Data Wrangling in R
“Data wrangling” is the process of preparing data for analysis. If you want to model, plot, or even make tables of summary statistics from your data, you will need the skills taught in this book. These materials are regularly taught as a four-day workshop. Register here.
This book will teach you fundamental data wrangling skills such as:
- standardizing capitalization in text data
- recoding categorical variables
- changing variable names
- combining multiple datasets into one
…and much more.
This book is written for applied researchers, so technical details on R’s implementation are omitted. For example, for our purposes, both “integer” and “double” are just “numeric” data.
This book assumes you know the basics of the RStudio interface and the R language, such as:
- where to write and run code
- how to find documentation for a function
- how to install packages
If you do not know how to do those things, read the R Basics with RStudio materials or take the Introduction to R workshop where those materials are taught.
0.1 How to Use this Book
This book is structured so that you can work straight through it. The later chapters rely on skills from the earlier chapters. After you complete the book, you will have acquired basic skills for a variety of tasks.
If you look at the navigation bar on the left, you will see we do not begin to use dataframes until chapter 10. That is intentional. The progression of this book is from small to big. You will start with small bits of data you can see the whole of, and gain confidence manipulating them. Then you will progress to vectors, which are series of individual data points. After learning how to work with different kinds of vectors, you will finally start working with dataframes. Be patient. All that you learn in the first nine chapters is necessary to work with dataframes. Wax on, wax off.

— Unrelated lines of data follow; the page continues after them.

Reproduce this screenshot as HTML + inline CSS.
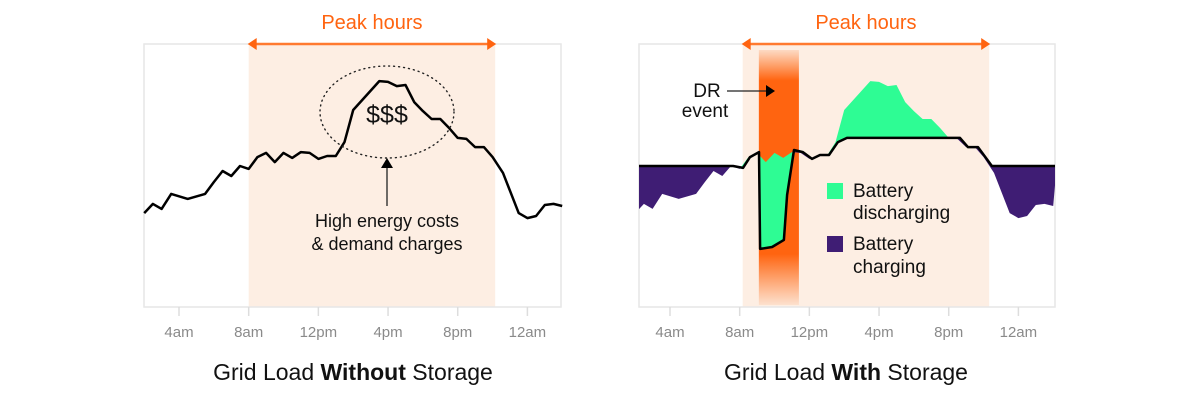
<!DOCTYPE html>
<html><head><meta charset="utf-8"><style>
html,body{margin:0;padding:0;background:#fff;}
svg{display:block;font-family:"Liberation Sans",sans-serif;}
</style></head><body>
<svg id="c" width="1200" height="400" viewBox="0 0 1200 400">
<defs>
<linearGradient id="drg" x1="0" y1="0" x2="0" y2="1">
<stop offset="0" stop-color="#ff6a13" stop-opacity="0.15"/>
<stop offset="0.12" stop-color="#ff6410" stop-opacity="1"/>
<stop offset="0.8" stop-color="#ff6410" stop-opacity="1"/>
<stop offset="1" stop-color="#ff6a13" stop-opacity="0.1"/>
</linearGradient>
<clipPath id="clipR"><rect x="639" y="44" width="416" height="263"/></clipPath>
</defs>
<g id="root"></g>
</svg>
<script>
const hours=[2,2.5,3,3.55,4.5,5.5,6,6.5,7,7.5,8,8.5,9,9.5,10,10.5,11,11.5,12,12.5,13,13.5,14,15.5,16,16.5,17,17.5,18,18.5,19,19.5,20,20.5,21,21.5,22,22.6,23.5,24,24.5,25,25.5,26];
const load=[35.7,39.2,37.3,43,41.1,43,47.5,51.7,49.8,53.6,52.5,57,58.6,55.1,58.6,56.7,58.9,58.6,56.3,57.4,57.4,62.7,74.9,85.9,85.6,84,84.4,77.9,74.5,71.5,71.5,68.1,64.3,63.9,60.8,60.8,57,51,35.7,33.8,34.6,38.8,39.2,38.4];
const gridHours=[2,7.62,8.19,8.59,9.11,9.17,9.86,10.54,10.72,11.12,11.63,12.15,12.61,13.13,13.64,14.16,20.65,21.1,21.68,22.48,26.2];
const gridLoad=[53.6,53.6,52.9,57,58.9,22.1,22.8,25.5,42.6,59.7,58.9,56.3,57.8,57.8,62.7,64.3,64.3,60.8,60.8,53.6,53.6];
const tickHours=[4,8,12,16,20,24];
const tickLabels=["4am","8am","12pm","4pm","8pm","12am"];
const peakStart=8, peakEnd=22.15, drStart=9.1, drEnd=11.4;

const NS="http://www.w3.org/2000/svg";
const root=document.getElementById('root');
function mk(tag,attrs,parent,text){const e=document.createElementNS(NS,tag);for(const k in attrs)e.setAttribute(k,attrs[k]);if(text!==undefined)e.textContent=text;(parent||root).appendChild(e);return e;}
const yS=v=>307-v*2.63;
function panel(x4){return h=>x4+(h-4)*17.42;}
const xL=panel(179), xR=panel(670);

function drawPanel(xS,boxL,boxR,name,shift){
  const g=mk('g',{});
  
  
  const a1=xS(peakStart)+shift, a2=xS(peakEnd)+shift;
  const sh=mk('rect',{x:a1,y:44,width:a2-a1,height:263,fill:'#fdeee3'},g);
  
  
  const bx=mk('rect',{x:boxL,y:44,width:boxR-boxL,height:263,fill:'none',stroke:'#e6e6e6','stroke-width':1.5},g);
  
  
  tickHours.forEach((h,i)=>{
    const t=mk('line',{x1:xS(h),x2:xS(h),y1:307,y2:316,stroke:'#dddddd','stroke-width':1.5},g);
    
    
    const l=mk('text',{x:xS(h),y:337,'text-anchor':'middle','font-size':15,fill:'#8a8a8a'},g,tickLabels[i]);
    
    
  });
  const ar=mk('line',{x1:a1+4,x2:a2-4,y1:44,y2:44,stroke:'#ff7a30','stroke-width':2.5},g);
  
  
  mk('polygon',{points:`${a1-1},44 ${a1+8},38 ${a1+8},50`,fill:'#ff6410'},g);
  mk('polygon',{points:`${a2+1},44 ${a2-8},38 ${a2-8},50`,fill:'#ff6410'},g);
  const pt=mk('text',{x:(a1+a2)/2,y:29,'text-anchor':'middle','font-size':20,fill:'#ff6410'},g,'Peak hours');
  
  
  return g;
}

// Left panel
const gl=drawPanel(xL,144,561,'without-storage',0);
const lp=hours.map((h,i)=>xL(h).toFixed(1)+','+yS(load[i]).toFixed(1)).join(' ');
const ll=mk('polyline',{points:lp,fill:'none',stroke:'#000','stroke-width':2.5,'stroke-linejoin':'round'},gl);


const el=mk('ellipse',{cx:387,cy:112,rx:67,ry:46,fill:'none',stroke:'#222','stroke-width':1.4,'stroke-dasharray':'1 4','stroke-linecap':'round'},gl);


const dl=mk('text',{x:387,y:123,'text-anchor':'middle','font-size':25,fill:'#111'},gl,'$$$');


mk('line',{x1:387,x2:387,y1:206,y2:168,stroke:'#222','stroke-width':1.3},gl);
mk('polygon',{points:'387,158 381,168 393,168',fill:'#000'},gl);
const h1=mk('text',{x:387,y:227,'text-anchor':'middle','font-size':18,fill:'#111'},gl,'High energy costs');


const h2=mk('text',{x:387,y:250,'text-anchor':'middle','font-size':18,fill:'#111'},gl,'& demand charges');


const t1=mk('text',{x:353,y:380,'text-anchor':'middle','font-size':23,fill:'#111'},gl);


t1.innerHTML='Grid Load <tspan font-weight="bold">Without</tspan> Storage';

// Right panel
const gr=drawPanel(xR,639,1055,'with-storage',3);
const dr=mk('rect',{x:xR(drStart),y:50,width:xR(drEnd)-xR(drStart),height:255,fill:'url(#drg)'},gr);


const gPts=gridHours.map((h,i)=>[xR(h),yS(gridLoad[i])]);
const lPts=hours.map((h,i)=>[xR(h),yS(load[i])]);
const gStr=gPts.map(p=>p[0].toFixed(1)+','+p[1].toFixed(1)).join(' ');
const area=lPts.concat(gPts.slice().reverse()).map(p=>p[0].toFixed(1)+','+p[1].toFixed(1)).join(' ');
const defs=document.querySelector('defs');
const cA=mk('clipPath',{id:'aboveG'},defs);
mk('polygon',{points:`${xR(gridHours[0])},0 `+gStr+` ${xR(gridHours[gridHours.length-1])},0`},cA);
const cB=mk('clipPath',{id:'belowG'},defs);
mk('polygon',{points:`${xR(gridHours[0])},400 `+gStr+` ${xR(gridHours[gridHours.length-1])},400`},cB);
const gc=mk('g',{'clip-path':'url(#clipR)'},gr);
const ga=mk('g',{'clip-path':'url(#aboveG)'},gc);
const dis=mk('polygon',{points:area,fill:'#2efc94'},ga);


const gb=mk('g',{'clip-path':'url(#belowG)'},gc);
const chg=mk('polygon',{points:area,fill:'#3f1d74'},gb);


const gline=mk('polyline',{points:gStr,fill:'none',stroke:'#000','stroke-width':2.5,'stroke-linejoin':'round'},gc);


const d1=mk('text',{x:707,y:97,'text-anchor':'middle','font-size':19,fill:'#111'},gr,'DR');


const d2=mk('text',{x:705,y:117,'text-anchor':'middle','font-size':19,fill:'#111'},gr,'event');


mk('line',{x1:727,x2:767,y1:91,y2:91,stroke:'#222','stroke-width':1.3},gr);
mk('polygon',{points:'775,91 766,85 766,97',fill:'#000'},gr);
const lg1=mk('rect',{x:827,y:183,width:16,height:16,fill:'#2efc94'},gr);


mk('text',{x:853,y:197,'font-size':19,fill:'#111'},gr,'Battery');
mk('text',{x:853,y:219,'font-size':19,fill:'#111'},gr,'discharging');
const lg2=mk('rect',{x:827,y:236,width:16,height:16,fill:'#3f1d74'},gr);


mk('text',{x:853,y:250,'font-size':19,fill:'#111'},gr,'Battery');
mk('text',{x:853,y:273,'font-size':19,fill:'#111'},gr,'charging');
const t2=mk('text',{x:846,y:380,'text-anchor':'middle','font-size':23,fill:'#111'},gr);


t2.innerHTML='Grid Load <tspan font-weight="bold">With</tspan> Storage';
</script>
</body></html>
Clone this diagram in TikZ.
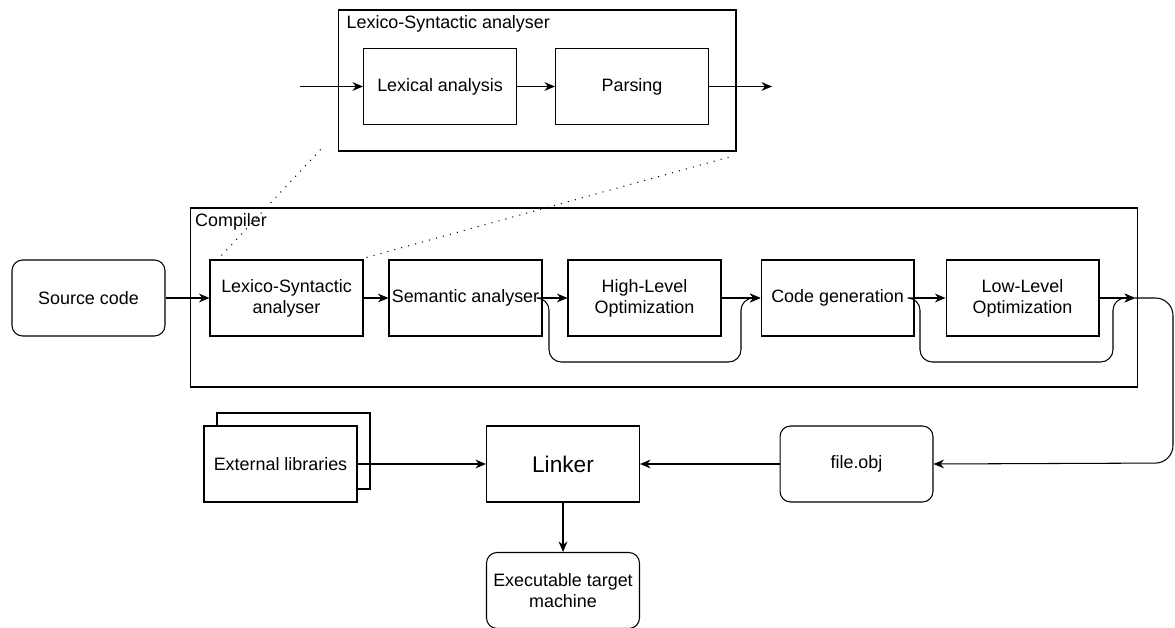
\documentclass[tikz,border=0pt]{standalone}
\usepackage{fontspec}
\setmainfont{Liberation Sans}
\usetikzlibrary{arrows.meta}

\tikzset{
	blk/.style={draw, line width=0.6pt, minimum width=3.06cm, minimum height=1.52cm, inner sep=1pt, align=center, font=\fontsize{10.2}{12}\selectfont},
	rblk/.style={blk, rounded corners=6pt},
	frame/.style={draw, line width=0.6pt, inner sep=0pt},
	framecap/.style={anchor=north west, inner sep=2pt, font=\fontsize{10.2}{12}\selectfont},
	arr/.style={line width=0.6pt, -{Stealth[length=6pt,width=5pt]}},
	dots/.style={line width=0.6pt, dash pattern=on 0.6pt off 3.5pt}
}

\begin{document}
\begin{tikzpicture}[x=0.02cm, y=-0.02cm]
			\useasboundingbox (0,0) rectangle (1175,628);
			% zoomed part on top
			\node[frame, minimum width=7.96cm, minimum height=2.82cm] (lsabox) at (537,80.5) {};
			\node[framecap] (lsacap) at ([shift={(3pt,-1pt)}]lsabox.north west) {Lexico-Syntactic analyser};
			\node[blk] (lex) at (440,86.5) {Lexical analysis};
			\node[blk] (pars) at (632,86.5) {Parsing};
			\coordinate (lsain) at (300,86.5);
			\coordinate (lsaout) at (772,86.5);
			\draw[arr] (lsain) -- (lex);
			\draw[arr] (lex) -- (pars);
			\draw[arr] (pars) -- (lsaout);
			% compiler
			\node[frame, minimum width=18.96cm, minimum height=3.58cm] (comp) at (664,297.5) {};
			\node[framecap] (compcap) at ([shift={(1pt,-1pt)}]comp.north west) {Compiler};
			\node[rblk] (src) at (88.5,298) {Source code};
			\node[blk] (lsa) at (286.5,298) {Lexico-Syntactic\\analyser};
			\node[blk] (sem) at (465.5,298) {Semantic analyser};
			\node[blk] (hl) at (644.5,298) {High-Level\\Optimization};
			\node[blk] (cg) at (837.5,298) {Code generation};
			\node[blk] (ll) at (1022.5,298) {Low-Level\\Optimization};
			\coordinate (out) at (1135,298);
			\draw[dots] (lsa.north west) ++(12,-4) -- (323,147);
			\draw[dots] (lsa.north east) ++(3,-2) -- (733,156);
			\draw[arr] (src) -- (lsa);
			\draw[arr] (lsa) -- (sem);
			\draw[arr] (sem) -- (hl);
			\draw[arr] (hl) -- (cg);
			\draw[arr] (cg) -- (ll);
			\draw[arr] (ll) -- (out);
			\draw[arr, rounded corners=7pt] (sem.east) -- (549,298) -- (549,362) -- (741,362) -- (741,298) -- (cg.west);
			\draw[arr, rounded corners=7pt] (cg.east) -- (920,298) -- (920,362) -- (1113,362) -- (1113,298) -- (out);
			% linking
			\node[blk, fill=white] (extb) at (293.5,451) {};
			\node[blk, fill=white] (ext) at (280.5,464) {External libraries};
			\node[blk, font=\fontsize{12.9}{15}\selectfont] (link) at (563,464) {Linker};
			\node[rblk] (fobj) at (856.5,464) {file.obj};
			\node[rblk] (exe) at (563,590.5) {Executable target\\machine};
			\draw[arr, rounded corners=10pt] (out) -- (1173,298) -- (1173,463) -- (fobj.east);
			\draw[arr] (fobj) -- (link);
			\draw[arr] (ext) -- (link);
			\draw[arr] (link) -- (exe);
\end{tikzpicture}
\end{document}
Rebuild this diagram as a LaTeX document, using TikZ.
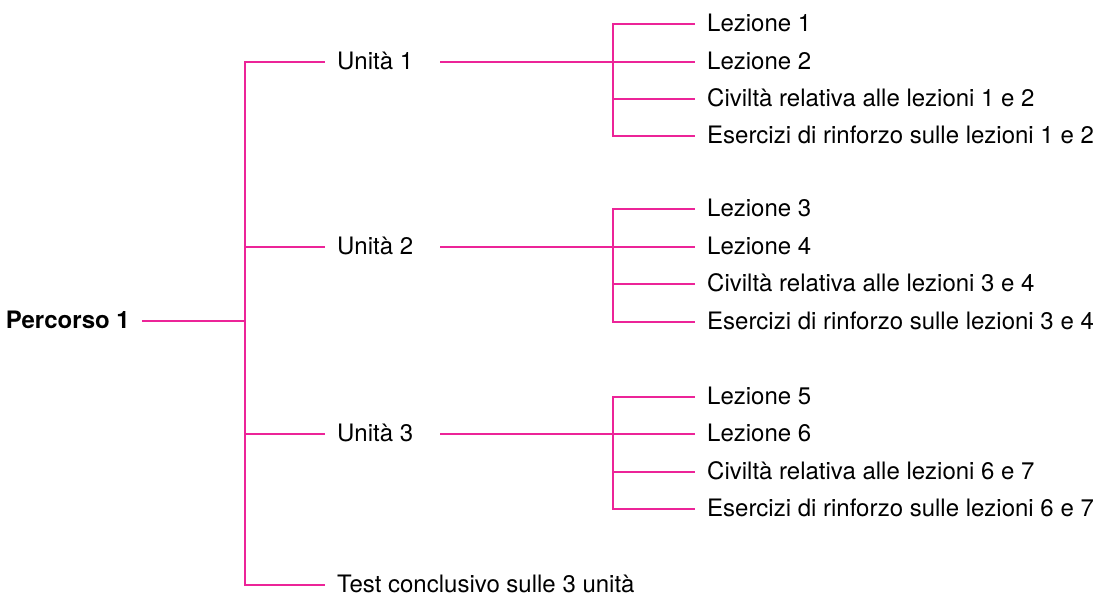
\documentclass[tikz,border=0pt]{standalone}
\usepackage{fontspec}
\setmainfont{TeX Gyre Heros}
\definecolor{rosa}{RGB}{236,36,152}
\begin{document}
\begin{tikzpicture}[x=1pt,y=-1pt,every node/.style={font=\fontsize{24}{28}\selectfont,anchor=west,inner xsep=12pt,inner ysep=0pt,text height=15pt,text depth=0pt},
  ramo/.style={draw=rosa,line width=1.6pt}]
\useasboundingbox (0,0) rectangle (1096,597);
\node[anchor=east,font=\fontsize{24}{28}\selectfont\bfseries] (p1) at (142,321) {Percorso 1};
\node (u1) at (325,62) {Unità 1};
\node (u2) at (325,247) {Unità 2};
\node (u3) at (325,434) {Unità 3};
\node (test) at (325,585) {Test conclusivo sulle 3 unità};
\node (l1) at (695,24) {Lezione 1};
\node (l2) at (695,62) {Lezione 2};
\node (c12) at (695,99) {Civiltà relativa alle lezioni 1 e 2};
\node (e12) at (695,136) {Esercizi di rinforzo sulle lezioni 1 e 2};
\node (l3) at (695,209) {Lezione 3};
\node (l4) at (695,247) {Lezione 4};
\node (c34) at (695,284) {Civiltà relativa alle lezioni 3 e 4};
\node (e34) at (695,322) {Esercizi di rinforzo sulle lezioni 3 e 4};
\node (l5) at (695,397) {Lezione 5};
\node (l6) at (695,434) {Lezione 6};
\node (c67) at (695,472) {Civiltà relativa alle lezioni 6 e 7};
\node (e67) at (695,509) {Esercizi di rinforzo sulle lezioni 6 e 7};
\coordinate (j0) at (245,321);
\coordinate (j1) at (613,62);
\coordinate (j2) at (613,247);
\coordinate (j3) at (613,434);
\draw[ramo] (p1) -- (j0);
\foreach \v in {u1,u2,u3,test}
  \draw[ramo] (j0) |- (\v.west);
\foreach \u/\j in {u1/j1,u2/j2,u3/j3}
  \draw[ramo,shorten <=15pt] (\u.east) -- (\j);
\foreach \j/\v in {j1/l1,j1/l2,j1/c12,j1/e12,j2/l3,j2/l4,j2/c34,j2/e34,j3/l5,j3/l6,j3/c67,j3/e67}
  \draw[ramo] (\j) |- (\v.west);
\end{tikzpicture}
\end{document}
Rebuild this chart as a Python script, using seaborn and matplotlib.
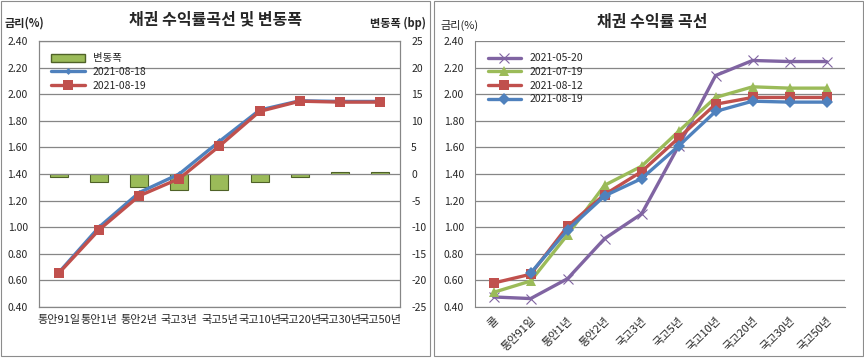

This book is also intended to be a reference. Each chapter contains a lot of material. You will forget much of it, and that is okay. Bookmark this book and return to it later when you have questions.
0.2 How the Chapters are Structured
Each chapter of this book has four sections:
Warm-up: Exercises that introduce you to some of the concepts in the chapter. Some will ask you to use your current skills to solve a problem that is more easily solved with that chapter’s materials, while others illustrate situations where the materials will become useful.
Outcomes: An overview of the objectives, purpose, skills, and functions for each chapter.
Materials: Examples of R code, explanation of how the code works, and discussions of when the code is useful in real-world tasks.
Exercises: Opportunities to practice the essential skills from each chapter. No solutions are provided so that you do not shortcut the learning process. If you get stuck, take a break and try again later. If you are still stuck, email the help desk (link below).
The Outcome and Exercises reference “fundamental” and “extended” skills and exercises. Fundamental skills are necessary for most data wrangling tasks, while extended skills require skills that are either quicker ways of completing “fundamental” tasks or less commonly needed in data wrangling. You should complete at least the fundamental exercises in each chapter.